What this means is that for ODEs, the plots will default to the full plot and PDEs will default to plotting the surface at the final timepoint. The iterator interface simply iterates the value of tslocation, and the animate function iterates the solution calling solve at each step.

Differential Equation Solver Statistics (destats)

mutable struct DEStats

Statistics from the differential equation solver about the solution process.


  • nf: Number of function evaluations. If the differential equation is a split function, such as a SplitFunction for implicit-explicit (IMEX) integration, then nf is the number of function evaluations for the first function (the implicit function)
  • nf2: If the differential equation is a split function, such as a SplitFunction for implicit-explicit (IMEX) integration, then nf2 is the number of function evaluations for the second function, i.e. the function treated explicitly. Otherwise it is zero.
  • nw: The number of W=I-gamma*J (or W=I/gamma-J) matrices constructed during the solving process.
  • nsolve: The number of linear solves W required for the integration.
  • njacs: Number of Jacobians calculated during the integration.
  • nnonliniter: Total number of iterations for the nonlinear solvers.
  • nnonlinconvfail: Number of nonlinear solver convergence failures.
  • ncondition: Number of calls to the condition function for callbacks.
  • naccept: Number of accepted steps.
  • nreject: Number of rejected steps.
  • maxeig: Maximum eigenvalue over the solution. This is only computed if the method is an auto-switching algorithm.

Return Codes (RetCodes)

The solution types have a retcode field which returns a symbol signifying the error state of the solution. The retcodes are as follows:

  • :Default: The solver did not set retcodes.
  • :Success: The integration completed without erroring or the steady state solver from SteadyStateDiffEq found the steady state.
  • :Terminated: The integration is terminated with terminate!(integrator).
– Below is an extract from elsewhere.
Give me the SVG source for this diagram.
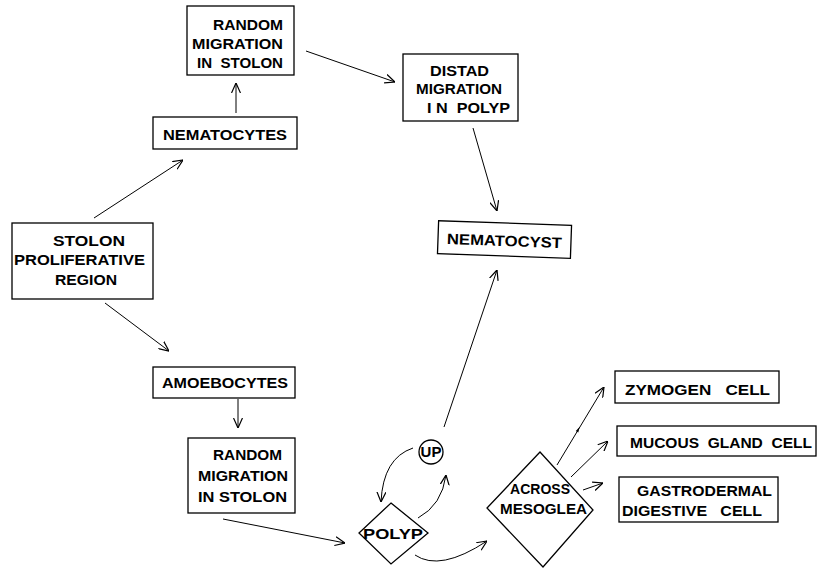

Note that this may occur by using TerminateSteadyState from the callback library DiffEqCallbacks.
  • :MaxIters: The integration exited early because it reached its maximum number of iterations.
  • :DtLessThanMin: The timestep method chose a stepsize which is smaller than the allowed minimum timestep, and exited early.
  • :Unstable: The solver detected that the solution was unstable and exited early.
  • :InitialFailure: The DAE solver could not find consistent initial conditions.
  • :ConvergenceFailure: The internal implicit solvers failed to converge.
  • :Failure: General uncategorized failures or errors.

Problem-Specific Features

Extra fields for solutions of specific problems are specified in the appropriate problem definition page.